# I'm looking for a Glow in the Dark blank.



## More4dan (Jan 14, 2017)

I need a glow in the dark blank preferably in blue if not available then green. Any sources out there?

Thanks

Danny


Sent from my iPhone using Penturners.org mobile app


----------



## TimS124 (Jan 14, 2017)

Woodturningz offers some interesting glow-in-the-dark blanks:  WoodTurningz Search


----------



## magpens (Jan 14, 2017)

I bought some a few weeks ago from Pen Kit Mall, a new US company not to be confused with PenKitsMall in China.

The green is super nice and glows for a long time with very little excitation. 

http://penkitmall.com/products?page=3

The red does not glow brightly.

http://penkitmall.com/products?page=6

I don't remember if they have blue but they have purple and pink.


----------



## TonyL (Jan 14, 2017)

Here's another source. I have turned his. They are nice, but more brittle than commercial-made ones. MysticalBlanks.com


----------



## eharri446 (Jan 14, 2017)

Woodcraft also has green and orange. I have not seen any blue ones there.


----------



## More4dan (Jan 14, 2017)

Thanks everyone for the suggestions. I ordered green from Pen Kit Mall. 

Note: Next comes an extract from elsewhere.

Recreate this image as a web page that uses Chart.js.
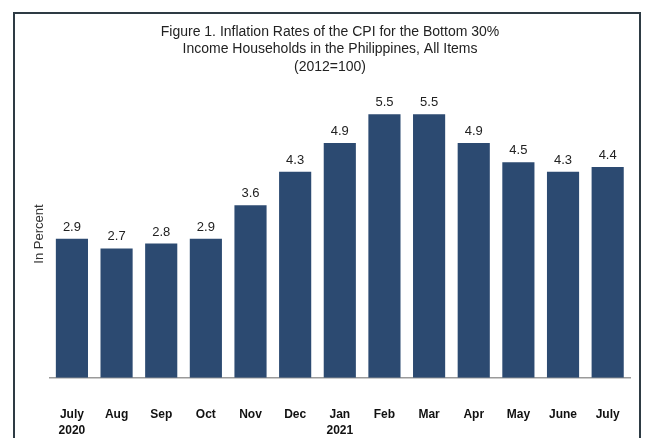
<!DOCTYPE html>
<html>
<head>
<meta charset="utf-8">
<script src="https://cdn.jsdelivr.net/npm/chart.js@4"></script>
<style>
  body { margin: 0; background: #fff; overflow: hidden; }
  #wrap { position: relative; width: 645px; height: 438px; }
  #frame { position: absolute; left: 13px; top: 12px; width: 624px; height: 500px; border: 2px solid #2e3b44; }
  canvas { position: absolute; left: 0; top: 0; }
</style>
</head>
<body>
<div id="wrap">
  <div id="frame"></div>
  <canvas id="canvas" width="645" height="438"></canvas>
</div>
<script>
const months = [['July', '2020'], 'Aug', 'Sep', 'Oct', 'Nov', 'Dec', ['Jan', '2021'], 'Feb', 'Mar', 'Apr', 'May', 'June', 'July'];
const rates = [2.9, 2.7, 2.8, 2.9, 3.6, 4.3, 4.9, 5.5, 5.5, 4.9, 4.5, 4.3, 4.4];
const titleLines = [
  'Figure 1. Inflation Rates of the CPI for the Bottom 30%',
  'Income Households in the Philippines, All Items',
  '(2012=100)'
];

// values above the bars
const valueLabels = {
  id: 'valueLabels',
  afterDatasetsDraw(chart) {
    const c = chart.ctx;
    const meta = chart.getDatasetMeta(0);
    c.save();
    c.font = '13px "Liberation Sans", Arial, sans-serif';
    c.fillStyle = '#222';
    c.textAlign = 'center';
    c.textBaseline = 'bottom';
    meta.data.forEach((bar, i) => {
      c.fillText(rates[i].toFixed(1), bar.x, bar.y - 5);
    });
    c.restore();
  }
};

const ctx = document.getElementById('canvas');
new Chart(ctx, {
  type: 'bar',
  data: {
    labels: months,
    datasets: [{
      data: rates,
      backgroundColor: '#2c4a71',
      barPercentage: 0.72,
      categoryPercentage: 1
    }]
  },
  options: {
    responsive: false,
    animation: false,
    layout: { padding: { left: 30, right: 15, top: 0, bottom: 0 } },
    plugins: {
      legend: { display: false },
      tooltip: { enabled: false },
      title: {
        display: true,
        text: titleLines,
        color: '#222',
        font: { family: '"Liberation Sans", Arial, sans-serif', size: 14, weight: 'normal', lineHeight: 1.22 },
        padding: { top: 24, bottom: 15 }
      }
    },
    scales: {
      x: {
        // hidden tick marks only used as spacing between axis line and labels
        grid: { display: false, drawTicks: true, tickLength: 29 },
        border: { display: true, color: '#9a9a9a', width: 1.5 },
        ticks: {
          color: '#111',
          padding: 0,
          maxRotation: 0,
          autoSkip: false,
          font: { family: '"Liberation Sans", Arial, sans-serif', size: 12, weight: 'bold', lineHeight: 1.3 }
        }
      },
      y: {
        min: 0,
        max: 6,
        grid: { display: false, drawTicks: false },
        border: { display: false },
        ticks: { display: false },
        title: {
          display: true,
          text: 'In Percent',
          color: '#333',
          padding: { top: 2, bottom: 2 },
          font: { family: '"Liberation Sans", Arial, sans-serif', size: 13 }
        }
      }
    }
  },
  plugins: [valueLabels]
});
</script>
</body>
</html>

Sent from my iPhone using Penturners.org mobile app


----------



## TimS124 (Jan 14, 2017)

eharri446 said:


> Woodcraft also has green and orange. I have not seen any blue ones there.



Woodturningz has two that glow blue...you can get the individually, but it's easiest to see all of their choices by linking to their sampler pack (one of each of the five they offer):  Glow Stonez Pen Blank 5-pack - WoodTurningz


----------